Daniel karar aşamasında çok önemli bir noktaya değinir:
“Her yeri arayıp inceleme yaptık ama hiçbir şey bulamadık. Elimizde yeterli kanıt olmadığı zaman başka seçeneklere bakmalıyız. Neden? Önce neden ve nasıl sorularını cevaplamamız gerekiyor” diyerek bir noktaya sıkışan bakış açısını çevirir ve psikolojik bir kurtuluş yaratır.
Analiz
Filmin sonunda kurban kim? Fail kim? soruları seyirci için muğlak bırakılmıştır. Filmin başı, gerçeğin bir yüzünü açıkça göstermişti. Samuel gerçekten bir kurbandı. Sadece diğer ihtimaller seyircinin zihnine bırakılmıştı. Bu da babanın kurban psikolojisinde olup olmadığıydı.
Gerçek, tek ve kesin bir somutluk değildir. Olayları tek bir gerçekliğe indirgediğimizde kendimizi kısıtlarız. Gerçeği tek bir bakış açısına indirgemek zorunda değiliz. Anatomie d’une Chute, hepimizin içinde var olan küçük kurban’ı görünür kılıyor. Bazılarımız bu rolü kısa süreliğine yaşar, bazıları ona saplanıp kalır. Mağduriyetin yalnızca bir kişiye ait olmadığını, aynı hikâyede herkesin farklı şekillerde kurban olabileceğini gösteriyor.
Sonuç
Birey kurban-kurtarıcı-zorba rollerini tek başına da üstlenebilir. Yemek üzerinde kontrolü olmadığını hisseden biri önce kurban rolüne girer. Diyet başarısız olunca öfkelenir ve kendine zorbalık yapar. Yeterince zorbalıktan sonra yine en başa, çaresiz hissettiği kurban rolüne döner.

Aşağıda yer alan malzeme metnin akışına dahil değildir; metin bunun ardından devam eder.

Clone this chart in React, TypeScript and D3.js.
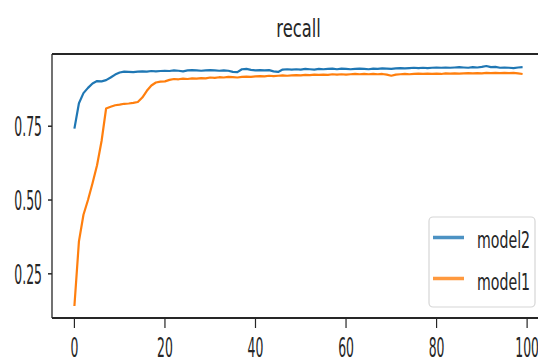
import React from "react";
import * as d3 from "d3";

// recall per epoch
const model2: number[] = [
  0.742, 0.828, 0.862, 0.880, 0.895, 0.903, 0.902, 0.906, 0.915, 0.925,
  0.932, 0.935, 0.934, 0.933, 0.935, 0.936, 0.935, 0.937, 0.936, 0.937,
  0.938, 0.937, 0.939, 0.938, 0.936, 0.939, 0.940, 0.939, 0.938, 0.939,
  0.940, 0.939, 0.938, 0.939, 0.938, 0.934, 0.933, 0.943, 0.944, 0.941,
  0.939, 0.940, 0.939, 0.940, 0.936, 0.934, 0.942, 0.943, 0.942, 0.943,
  0.942, 0.944, 0.943, 0.942, 0.944, 0.943, 0.944, 0.945, 0.943, 0.945,
  0.944, 0.943, 0.944, 0.945, 0.944, 0.943, 0.945, 0.944, 0.946, 0.945,
  0.944, 0.946, 0.947, 0.946, 0.947, 0.948, 0.947, 0.948, 0.947, 0.948,
  0.949, 0.948, 0.949, 0.948, 0.949, 0.950, 0.949, 0.948, 0.950, 0.949,
  0.951, 0.954, 0.950, 0.951, 0.948, 0.949, 0.948, 0.947, 0.949, 0.950,
];

const model1: number[] = [
  0.141, 0.360, 0.450, 0.500, 0.557, 0.618, 0.700, 0.810, 0.816, 0.821,
  0.823, 0.826, 0.827, 0.829, 0.832, 0.847, 0.870, 0.888, 0.898, 0.901,
  0.902, 0.907, 0.910, 0.909, 0.911, 0.910, 0.912, 0.911, 0.913, 0.912,
  0.915, 0.914, 0.916, 0.915, 0.917, 0.916, 0.915, 0.917, 0.918, 0.917,
  0.919, 0.920, 0.919, 0.921, 0.920, 0.921, 0.922, 0.921, 0.922, 0.923,
  0.922, 0.924, 0.923, 0.925, 0.924, 0.925, 0.924, 0.926, 0.925, 0.926,
  0.925, 0.926, 0.927, 0.926, 0.927, 0.926, 0.927, 0.926, 0.927, 0.925,
  0.921, 0.925, 0.926, 0.927, 0.926, 0.927, 0.928, 0.927, 0.928, 0.927,
  0.928, 0.927, 0.929, 0.928, 0.929, 0.928, 0.929, 0.930, 0.929, 0.930,
  0.929, 0.931, 0.930, 0.931, 0.930, 0.931, 0.930, 0.931, 0.929, 0.927,
];

const xTicks = [0, 20, 40, 60, 80, 100];
const yTicks = [0.25, 0.5, 0.75];
const seriesNames = ["model2", "model1"];
const colors = ["#1f77b4", "#ff7f0e"];

const W = 538, H = 363;
const margin = { top: 54, right: -7, bottom: 45, left: 52 };
const FONT = "DejaVu Sans, sans-serif";
const INK = "#262626";

// matplotlib-ish squashed text (picture was resampled unevenly)
function SText(props: { x: number; y: number; size: number; sx: number; anchor?: string; children: any }) {
  const { x, y, size, sx, anchor = "start", children } = props;
  return (
    <g transform={`translate(${x},${y}) scale(${sx},1)`}>
      <text fontFamily={FONT} fontSize={size} fill={INK} textAnchor={anchor}>{children}</text>
    </g>
  );
}

export default function App() {
  const x0 = margin.left, x1 = W - margin.right;
  const y0 = margin.top, y1 = H - margin.bottom;

  const n = model2.length;
  const xPad = (n - 1) * 0.05;
  const xScale = d3.scaleLinear().domain([-xPad, n - 1 + xPad]).range([x0, x1]);

  const all = model1.concat(model2);
  const lo = d3.min(all)!, hi = d3.max(all)!;
  const yPad = (hi - lo) * 0.05;
  const yScale = d3.scaleLinear().domain([lo - yPad, hi + yPad]).range([y1, y0]);

  const line = d3.line<number>().x((_, i) => xScale(i)).y((d) => yScale(d));
  const data = [model2, model1];

  return (
    <svg width={W} height={H} style={{ position: "absolute", left: 0, top: 0, background: "#fff" }}>
      <SText x={(x0 + x1) / 2} y={37} size={24} sx={0.68} anchor="middle">recall</SText>

      {data.map((d, i) => (
        <path key={i} d={line(d) || ""} fill="none" stroke={colors[i]} strokeWidth={2.2} strokeLinejoin="round" />
      ))}

      {/* spines */}
      <line x1={x0} x2={x0} y1={y0} y2={y1} stroke={INK} strokeWidth={1.3} />
      <line x1={x0} x2={x1} y1={y0} y2={y0} stroke={INK} strokeWidth={1.8} />
      <line x1={x0} x2={x1} y1={y1} y2={y1} stroke={INK} strokeWidth={1.8} />
      <line x1={x1} x2={x1} y1={y0} y2={y1} stroke={INK} strokeWidth={1.3} />

      {yTicks.map((t) => (
        <g key={t}>
          <line x1={x0 - 4} x2={x0} y1={yScale(t)} y2={yScale(t)} stroke={INK} strokeWidth={1.5} />
          <SText x={x0 - 10} y={yScale(t) + 10} size={27} sx={0.46} anchor="end">{t.toFixed(2)}</SText>
        </g>
      ))}

      {xTicks.map((t) => (
        <g key={t}>
          <line x1={xScale(t)} x2={xScale(t)} y1={y1} y2={y1 + 10} stroke={INK} strokeWidth={1.2} />
          <SText x={xScale(t)} y={357} size={27} sx={0.46} anchor="middle">{t}</SText>
        </g>
      ))}

      {/* legend */}
      <g>
        <rect x={429} y={217} width={106} height={90} rx={4} fill="#fff" fillOpacity={0.8} stroke="#d6d6d6" strokeWidth={1.2} />
        {seriesNames.map((s, i) => (
          <g key={s}>
            <line x1={433} x2={464} y1={237.5 + i * 41} y2={237.5 + i * 41} stroke={colors[i]} strokeWidth={3.5} strokeOpacity={0.8} />
            <SText x={477} y={248 + i * 42} size={22.5} sx={0.63}>{s}</SText>
          </g>
        ))}
      </g>
    </svg>
  );
}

“Kurban için her olay bir krizdir; denizin ortasında deliklerinden su alan bir teknededir ve kurban delikleri kapatmak yerine sürekli suyu boşaltır”. (Zimberoff, 2017, s.13) Teknedeki suyu boşaltırken kamyon dolusu bahanesi ile suçlu arar. Bahanelerinin sebebi, başarısızlıklarının sorumluluğunu almamak içindir.
Kurtarıcı, yardım ediyor gibi görünen ama bağımlılık yaratan kişidir. Kurtarıcı olmakla yardımcı olmak farklı şeylerdir. Fark, sorunun çözümü başkasından geliyorsa, bu bir kurtarmadır. Ancak bu rol sonunda kurtarıcıya geri teper. İşler yolunda gitmediğinde sizi suçlayacak ya da zorbalık yapacaktır.
Kurban olmak bir seçimdir. Kurtarıcı aramak da bir seçimdir. İnsan kendi düşüncelerinin ve inançlarının kurbanıdır, fakat kendi kurtarıcısı olma gücüne de sahiptir. Çünkü nihayetinde insan, başına gelenle değil, başına geleni nasıl dönüştürdüğüyle tanımlanır.